While in Havana there are many things to do. These range from historical based activities to children’s entertainment. Go on a walking tour around the Old Town of Havana. This will take you to such places as the spot where Havana was founded, numerous plazas, a chocolate museum and the Havana Club rum factory/museum. Within the museum visitors are taught how rum is made and at the end get to sample the delicious produce of the factory.
Cafe O'Reilly is an atmospheric little cocktail bar with some good live bands.
203 San Ignacio
One of the nicest things to do in Havana is just sit outside a bar or restaurant in one of the beautiful colonial squares, and wait for the inevitable troupe of musicians to pass by. One of the best places to do this is outside El Patio restaurant in the elegant Plaza de la Catedral.
El Patio, Plaza de la Catedral 54
Tel: +53 7 861-8504 .
Nardo’s is a dark, atmospheric place with heavy wooden furniture, that looks like a big old Parisian bistro. It feels like it’s been here for ages but it was only opened in 2002. There are always lots of Cubans in here as the food (Cuban with Spanish slant), is very good, cheap and comes in huge portions. It’s always pretty full, but climb the stairs, sit on one of the chunky old rocking chairs, and you usually get a place with 10 - 15 minutes.
Paseo del Prado 563
Tel: +53 7 863 2985
Just outside Pinar del Rio, set admist pine trees and the curious Mogotes (rock formations), Vinales makes for the perfect weekend trip away from Havana. Cycles are cheap to hire and you can be guaranteed an exceedingly pleasant day exploring the tobacco plantations, the dos hermanos and the cuevo de los Indios around Vinales. There are loads of cheap casa particulares and the one we stayed in offered good home-cooked food. The bar on the main street stays open till late and quite often has live music.
The best way to get to Vinales is by bus from Havana, which takes about three hours. Accomodation is easy to find on arrival.
Hotel Nacional is well worth just the one night at least. The breakfast is amazing (all world cuisines covered in one room). Mojitos in the garden with bands serenading and the sea view in front - it's an amazing way to start (or end your visit).
A Casa particular in Vedado (Habana). We stayed with Horacio and his wife, and were made to feel very welcome. He speaks fluent English, is extremely enthusiastic about his city - making recommendations, made good (but simple) breakfasts, and as we were three (one couple) travelling, the fact that there were two rooms to hire was ideal.

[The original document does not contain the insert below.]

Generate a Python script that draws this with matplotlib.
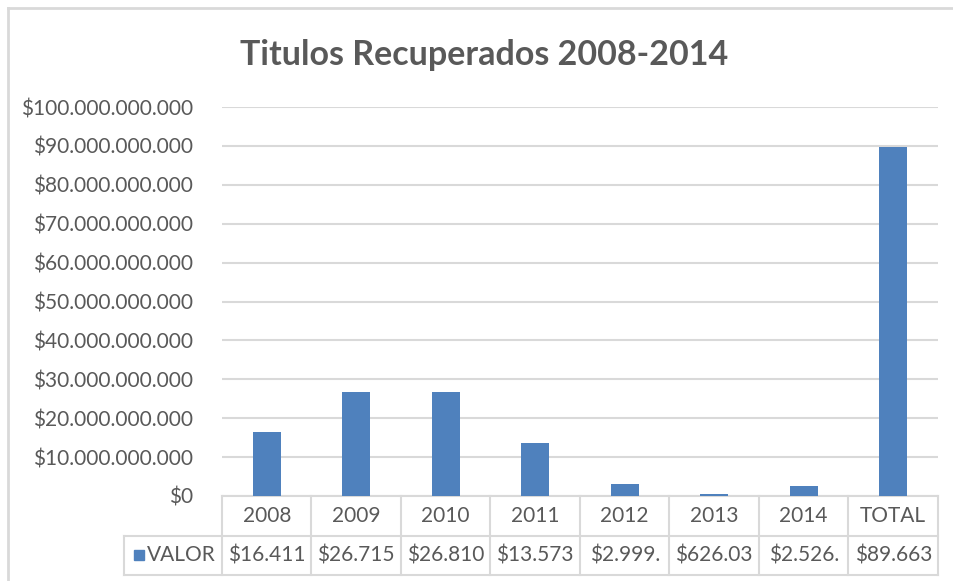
import matplotlib
matplotlib.use('Agg')
import matplotlib.pyplot as plt
from matplotlib.ticker import FuncFormatter, MultipleLocator
from matplotlib.lines import Line2D

# datos
categorias = ['2008', '2009', '2010', '2011', '2012', '2013', '2014', 'TOTAL']
valores = [16_411_000_000, 26_715_000_000, 26_810_000_000, 13_573_000_000,
           2_999_000_000, 626_030_000, 2_526_000_000, 89_663_000_000]
serie = 'VALOR'

azul = '#4f81bd'
gris_texto = '#595959'
gris_linea = '#d9d9d9'

plt.rcParams['font.family'] = ['Lato', 'DejaVu Sans']

def pesos(v, pos=None):
    return '$' + f'{v:,.0f}'.replace(',', '.')

W, H = 954, 581
fig = plt.figure(figsize=(W / 100, H / 100), dpi=100)
ax = fig.add_axes([222 / W, 1 - 496 / H, (938 - 222) / W, (496 - 107) / H])

x = list(range(len(categorias)))
ax.bar(x, valores, width=0.31, color=azul, zorder=3)
ax.set_xlim(-0.5, len(categorias) - 0.5)
ax.set_ylim(0, 100_000_000_000)
ax.yaxis.set_major_locator(MultipleLocator(10_000_000_000))
ax.yaxis.set_major_formatter(FuncFormatter(pesos))
ax.grid(axis='y', color=gris_linea, lw=1.5, zorder=0)
ax.tick_params(axis='y', length=0, pad=21, labelsize=15, labelcolor=gris_texto)
ax.set_xticks([])
for s in ax.spines.values():
    s.set_visible(False)

# tabla de datos debajo del eje
ah = 496 - 107
r1 = -39.5 / ah
r2 = -79 / ah
leg_x = -(222 - 124) / (938 - 222)
n = len(categorias)
kw = dict(transform=ax.transAxes, color=gris_linea, lw=1.5, clip_on=False)
ax.plot([0, 1], [0, 0], **kw)
ax.plot([leg_x, 1], [r1, r1], **kw)
ax.plot([leg_x, 1], [r2, r2], **kw)
ax.plot([leg_x, leg_x], [r1, r2], **kw)
for i in range(n + 1):
    ax.plot([i / n, i / n], [0, r2], **kw)

for i, (c, v) in enumerate(zip(categorias, valores)):
    xc = (i + 0.5) / n
    ax.text(xc, r1 / 2, c, transform=ax.transAxes, ha='center', va='center',
            fontsize=15, color=gris_texto)
    ax.text(xc, (r1 + r2) / 2, pesos(v)[:7], transform=ax.transAxes,
            ha='center', va='center', fontsize=15, color=gris_texto)

ax.plot([leg_x + 0.021], [(r1 + r2) / 2], marker='s', ms=7, color=azul,
        transform=ax.transAxes, clip_on=False)
ax.text(leg_x + 0.032, (r1 + r2) / 2, serie, transform=ax.transAxes,
        ha='left', va='center', fontsize=15, color=gris_texto)

fig.text(484 / W, 1 - 55 / H, 'Titulos Recuperados 2008-2014', ha='center',
         va='center', fontsize=24.5, fontweight='bold', color=gris_texto)

# borde del area del grafico
fig.add_artist(Line2D([8 / W, 8 / W], [0, 1 - 8 / H], color=gris_linea, lw=2))
fig.add_artist(Line2D([8 / W, 1], [1 - 8 / H, 1 - 8 / H], color=gris_linea, lw=2))

fig.savefig('out.png', dpi=100)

However, the outstanding feature was the house itself, with (as the name suggests) antiques abounding, a lovely balcony, grand piano and huge four poster beds. We were stuck in the house during Hurricane Charley (2004) and despite this, it was such a memorable end to our month in Cuba. Highly Recommended.

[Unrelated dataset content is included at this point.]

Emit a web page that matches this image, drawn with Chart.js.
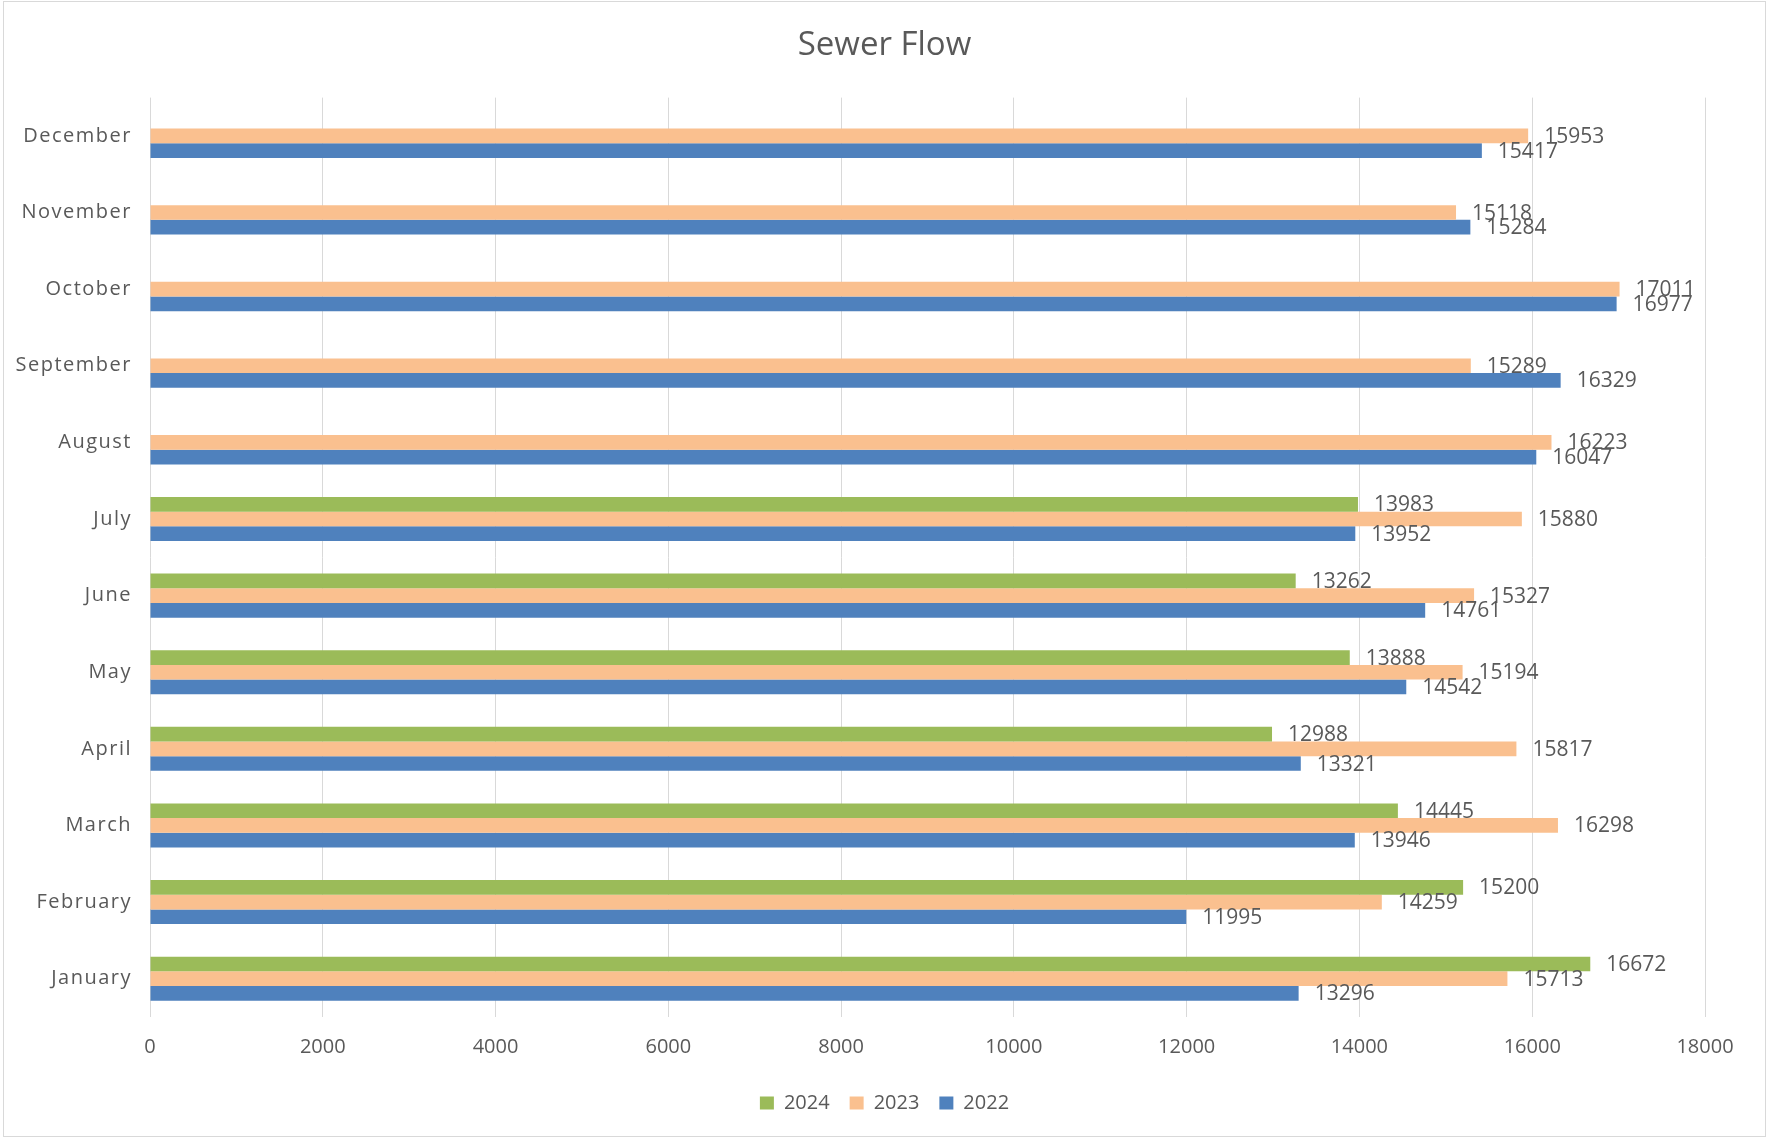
<!DOCTYPE html>
<html>
<head>
<meta charset="utf-8">
<title>Sewer Flow</title>
<script src="https://cdn.jsdelivr.net/npm/chart.js@4.4.1/dist/chart.umd.min.js"></script>
<style>
  html, body { margin: 0; padding: 0; background: #fff; }
  #wrap { width: 1769px; height: 1139px; position: relative; }
</style>
</head>
<body>
<div id="wrap"><canvas id="flowChart" width="1769" height="1139"></canvas></div>
<script>
// monthly sewer flow per year
const months = ['January', 'February', 'March', 'April', 'May', 'June',
                'July', 'August', 'September', 'October', 'November', 'December'];
const flow2022 = [13296, 11995, 13946, 13321, 14542, 14761, 13952, 16047, 16329, 16977, 15284, 15417];
const flow2023 = [15713, 14259, 16298, 15817, 15194, 15327, 15880, 16223, 15289, 17011, 15118, 15953];
const flow2024 = [16672, 15200, 14445, 12988, 13888, 13262, 13983, null, null, null, null, null];
const xTicks = [0, 2000, 4000, 6000, 8000, 10000, 12000, 14000, 16000, 18000];

const textGrey = '#595959';
const fontFamily = "'Open Sans', 'Liberation Sans', sans-serif";

// white background + thin outer frame
const framePlugin = {
    id: 'frame',
    beforeDraw(chart) {
        const c = chart.ctx;
        c.save();
        c.fillStyle = '#ffffff';
        c.fillRect(0, 0, chart.width, chart.height);
        c.strokeStyle = '#d9d9d9';
        c.lineWidth = 1;
        c.strokeRect(3.5, 1.5, 1762, 1135);
        c.restore();
    }
};

// value printed just past the end of each bar
const valueLabels = {
    id: 'valueLabels',
    afterDatasetsDraw(chart) {
        const c = chart.ctx;
        c.save();
        c.font = '21px ' + fontFamily;
        c.fillStyle = textGrey;
        c.textAlign = 'left';
        c.textBaseline = 'middle';
        chart.data.datasets.forEach((ds, i) => {
            const meta = chart.getDatasetMeta(i);
            if (meta.hidden) return;
            meta.data.forEach((bar, j) => {
                const v = ds.data[j];
                if (v === null || v === undefined) return;
                c.fillText(String(v), bar.x + 16, bar.y + 1);
            });
        });
        c.restore();
    }
};

// month names are drawn a little letter-spaced
function spaceMonthLabels(scale) {
    scale.width = 150;
    if (scale._spaced) return;
    const drawLabels = scale.drawLabels.bind(scale);
    scale.drawLabels = function (area) {
        const c = this.ctx;
        c.save();
        c.letterSpacing = '1.5px';
        drawLabels(area);
        c.restore();
    };
    scale._spaced = true;
}

const ctx = document.getElementById('flowChart').getContext('2d');
const flowChart = new Chart(ctx, {
    type: 'bar',
    data: {
        labels: months,
        datasets: [
            { label: '2024', data: flow2024, backgroundColor: '#9bbb59' },
            { label: '2023', data: flow2023, backgroundColor: '#fac08f' },
            { label: '2022', data: flow2022, backgroundColor: '#4f81bd' }
        ]
    },
    options: {
        indexAxis: 'y',
        responsive: false,
        animation: false,
        categoryPercentage: 0.575,
        barPercentage: 1.0,
        layout: { padding: { left: 0, right: 0, top: 0, bottom: 16 } },
        scales: {
            x: {
                min: 0,
                max: 18000,
                afterBuildTicks(scale) {
                    scale.ticks = xTicks.map(v => ({ value: v }));
                },
                afterFit(scale) { scale.height = 56; },
                grid: { color: '#d9d9d9', lineWidth: 1, drawTicks: false },
                border: { display: false },
                ticks: {
                    padding: 18,
                    color: textGrey,
                    font: { family: fontFamily, size: 20 },
                    callback: value => String(value)
                }
            },
            y: {
                reverse: true,
                afterFit: spaceMonthLabels,
                grid: { display: false, drawTicks: false },
                border: { display: false },
                ticks: {
                    padding: 18,
                    color: textGrey,
                    font: { family: fontFamily, size: 20 }
                }
            },
            // empty right margin so the plot stays off the right edge
            yRight: {
                type: 'category',
                labels: months,
                position: 'right',
                grid: { display: false, drawTicks: false },
                border: { display: false },
                ticks: { display: false },
                afterFit(scale) { scale.width = 64; }
            }
        },
        plugins: {
            title: {
                display: true,
                text: 'Sewer Flow',
                color: textGrey,
                font: { family: fontFamily, size: 33, weight: 'normal' },
                padding: { top: 26, bottom: 32 }
            },
            legend: {
                position: 'bottom',
                labels: {
                    boxWidth: 14,
                    boxHeight: 13,
                    padding: 20,
                    color: textGrey,
                    font: { family: fontFamily, size: 20 }
                }
            },
            tooltip: { enabled: false }
        }
    },
    plugins: [framePlugin, valueLabels]
});
</script>
</body>
</html>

Don’t be taken in by the apparent sophistication of Cuba’s beautiful, historic hotels – the restaurants are nearly always a let down. Best to have a pre-dinner cocktail in one of the atmospheric old bars, then go and eat in a paladar, a family-run restaurant inside the homes of ordinary families – a uniquely Cuban phenomenon. Food is homemade and fresh. Leave a big tip as they pay high taxes.
Apart from the famous La Guarida, some of the best are: Cocina de Lilliam (Calle 48 #1311, Miramar, +7 209 6514); Casa de Adela (Calle F #503, Vedado, +7 832 3776); Le Chansonnier (Calle J #257, Vedado, +7 832 1576). Book ahead.

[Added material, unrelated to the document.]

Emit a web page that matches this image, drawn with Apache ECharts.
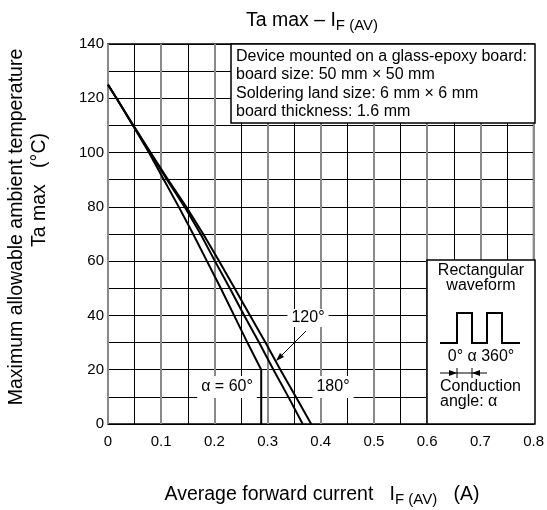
<!DOCTYPE html>
<html>
<head>
<meta charset="utf-8">
<script src="https://cdn.jsdelivr.net/npm/echarts@6/dist/echarts.min.js"></script>
<style>
  html, body { margin: 0; padding: 0; background: #fff; }
  #chart { width: 547px; height: 510px; }
</style>
</head>
<body>
<div id="chart"></div>
<script>
// Ta max vs IF(AV)
const temp60 = [125, 120, 110, 100, 90, 80, 70, 60, 50, 40, 30, 20, 0];
const current60 = [0, 0.016, 0.047, 0.077, 0.105, 0.133, 0.160, 0.186, 0.212, 0.237, 0.262, 0.288, 0.288];

const temp120 = [125, 120, 110, 100, 90, 80, 70, 60, 50, 40, 30, 20, 10, 0];
const current120 = [0, 0.016, 0.047, 0.079, 0.111, 0.144, 0.174, 0.201, 0.229, 0.256, 0.284, 0.311, 0.339, 0.366];

const temp180 = [125, 120, 110, 100, 90, 80, 70, 60, 50, 40, 30, 20, 10, 0];
const current180 = [0, 0.016, 0.048, 0.080, 0.113, 0.147, 0.179, 0.209, 0.238, 0.267, 0.296, 0.324, 0.353, 0.382];

const xTicks = [0, 0.1, 0.2, 0.3, 0.4, 0.5, 0.6, 0.7, 0.8];
const yTicks = [0, 20, 40, 60, 80, 100, 120, 140];

const noteLines = [
  'Device mounted on a glass-epoxy board:',
  'board size: 50 mm \u00d7 50 mm',
  'Soldering land size: 6 mm \u00d7 6 mm',
  'board thickness: 1.6 mm'
];

const FONT = '"Liberation Sans", Arial, sans-serif';

const zip = (xs, ys) => xs.map((x, i) => [x, ys[i]]);

const chart = echarts.init(document.getElementById('chart'));

const curve = (name, xs, ys) => ({
  name,
  type: 'line',
  data: zip(xs, ys),
  showSymbol: false,
  lineStyle: { color: '#000', width: 2 },
  animation: false,
  z: 3
});

const labelBox = (text, x, y, pad) => ({
  type: 'text',
  x, y, z: 10,
  style: {
    text,
    font: '16px ' + FONT,
    fill: '#000',
    align: 'center',
    verticalAlign: 'middle',
    backgroundColor: '#fff',
    padding: pad
  }
});

const plainText = (text, x, y, align) => ({
  type: 'text', z: 9, x, y,
  style: { text, font: '16px ' + FONT, fill: '#000', align, verticalAlign: 'middle' }
});

const subRich = {
  n: { fontSize: 19.5, fontFamily: FONT },
  s: { fontSize: 15, fontFamily: FONT, padding: [10, 0, 0, 0] }
};

const graphics = [
  // title
  {
    type: 'text', x: 312, y: 21,
    style: { text: '{n|Ta max \u2013 I}{s|F (AV)}', align: 'center', verticalAlign: 'middle', fill: '#000', rich: subRich }
  },
  // x axis name
  {
    type: 'text', x: 322, y: 495,
    style: { text: '{n|Average forward current   I}{s|F (AV)}{n|   (A)}', align: 'center', verticalAlign: 'middle', fill: '#000', rich: subRich }
  },
  // y axis name, two lines
  {
    type: 'text', x: 17, y: 227, rotation: Math.PI / 2,
    style: { text: 'Maximum allowable ambient temperature', font: '19.5px ' + FONT, fill: '#000', align: 'center', verticalAlign: 'middle' }
  },
  {
    type: 'text', x: 40, y: 190, rotation: Math.PI / 2,
    style: { text: 'Ta max   (\u00b0C)', font: '19.5px ' + FONT, fill: '#000', align: 'center', verticalAlign: 'middle' }
  },
  // mounting note box
  {
    type: 'rect', z: 8,
    shape: { x: 231, y: 44, width: 304, height: 79 },
    style: { fill: '#fff', stroke: '#000', lineWidth: 1.5 }
  },
  ...noteLines.map((t, i) => plainText(t, 236, 56.5 + i * 18.5, 'left')),
  // waveform box
  {
    type: 'rect', z: 8,
    shape: { x: 427, y: 260, width: 108, height: 164 },
    style: { fill: '#fff', stroke: '#000', lineWidth: 1.5 }
  },
  plainText('Rectangular', 481, 271, 'center'),
  plainText('waveform', 481, 286, 'center'),
  {
    type: 'polyline', z: 9,
    shape: { points: [[440, 343], [457, 343], [457, 313], [472, 313], [472, 343], [487, 343], [487, 313], [502, 313], [502, 343], [520, 343]] },
    style: { stroke: '#000', lineWidth: 2, fill: null }
  },
  plainText('0\u00b0 \u03b1 360\u00b0', 481, 357, 'center'),
  {
    type: 'line', z: 9, shape: { x1: 440, y1: 373, x2: 487, y2: 373 },
    style: { stroke: '#000', lineWidth: 1 }
  },
  {
    type: 'line', z: 9, shape: { x1: 457, y1: 368, x2: 457, y2: 378 },
    style: { stroke: '#000', lineWidth: 1 }
  },
  {
    type: 'line', z: 9, shape: { x1: 472, y1: 368, x2: 472, y2: 378 },
    style: { stroke: '#000', lineWidth: 1 }
  },
  {
    type: 'polygon', z: 9, shape: { points: [[457, 373], [449, 370], [449, 376]] },
    style: { fill: '#000' }
  },
  {
    type: 'polygon', z: 9, shape: { points: [[472, 373], [480, 370], [480, 376]] },
    style: { fill: '#000' }
  },
  plainText('Conduction', 440, 387, 'left'),
  plainText('angle: \u03b1', 440, 402, 'left'),
  // curve labels
  labelBox('120\u00b0', 308, 318, [1, 4]),
  labelBox('\u03b1 = 60\u00b0', 227, 387, [3, 4]),
  labelBox('180\u00b0', 333, 387, [3, 4]),
  // arrow to the 120 deg curve
  {
    type: 'line', z: 10, shape: { x1: 306, y1: 331, x2: 279, y2: 358 },
    style: { stroke: '#000', lineWidth: 1 }
  },
  {
    type: 'polygon', z: 10, shape: { points: [[276, 361], [284, 357], [280, 353]] },
    style: { fill: '#000' }
  }
];

const option = {
  animation: false,
  backgroundColor: '#fff',
  grid: {
    left: 108, right: 12, top: 44, bottom: 86,
    show: true, borderColor: '#000', borderWidth: 1.5, backgroundColor: 'transparent'
  },
  xAxis: [
    {
      type: 'value',
      min: 0, max: 0.8, interval: 0.05,
      axisLine: { show: false },
      axisTick: { show: false },
      axisLabel: {
        color: '#000', fontSize: 15, fontFamily: FONT, margin: 10,
        formatter: v => {
          const t = xTicks.find(x => Math.abs(x - v) < 1e-6);
          return t === undefined ? '' : String(t);
        }
      },
      // odd (0.05) lines black; the 0.1 lines come from the second axis
      splitLine: { show: true, showMinLine: true, lineStyle: { color: ['rgba(0,0,0,0)', '#000'], width: 1 } }
    },
    {
      type: 'value', position: 'top',
      min: 0, max: 0.8, interval: 0.1,
      axisLine: { show: false },
      axisTick: { show: false },
      axisLabel: { show: false },
      splitLine: { show: true, lineStyle: { color: '#8a8a8a', width: 2 } }
    }
  ],
  yAxis: {
    type: 'value',
    min: 0, max: 140, interval: 10,
    axisLine: { show: false },
    axisTick: { show: false },
    axisLabel: {
      color: '#000', fontSize: 15, fontFamily: FONT, margin: 4,
      padding: [0, 0, 6, 0],
      formatter: v => (yTicks.includes(v) ? String(v) : '')
    },
    splitLine: { show: true, lineStyle: { color: '#000', width: 1 } }
  },
  series: [
    curve('60\u00b0', current60, temp60),
    curve('120\u00b0', current120, temp120),
    curve('180\u00b0', current180, temp180)
  ],
  graphic: graphics
};

chart.setOption(option);
</script>
</body>
</html>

Post-revolutionary poster art was used to promote movies for three decades after the revolution. Some of these stunning hand-printed posters, in blocks of dense colour and influenced by eastern European and Japanese design, can be bought for a few dollars from the shop at the ICAIC (national film institute). They look very cool framed and hung on the wall back home.
ICAIC office, next to the Chaplin cinema, Calle 23, 1155, entre 10 y 12, Vedado.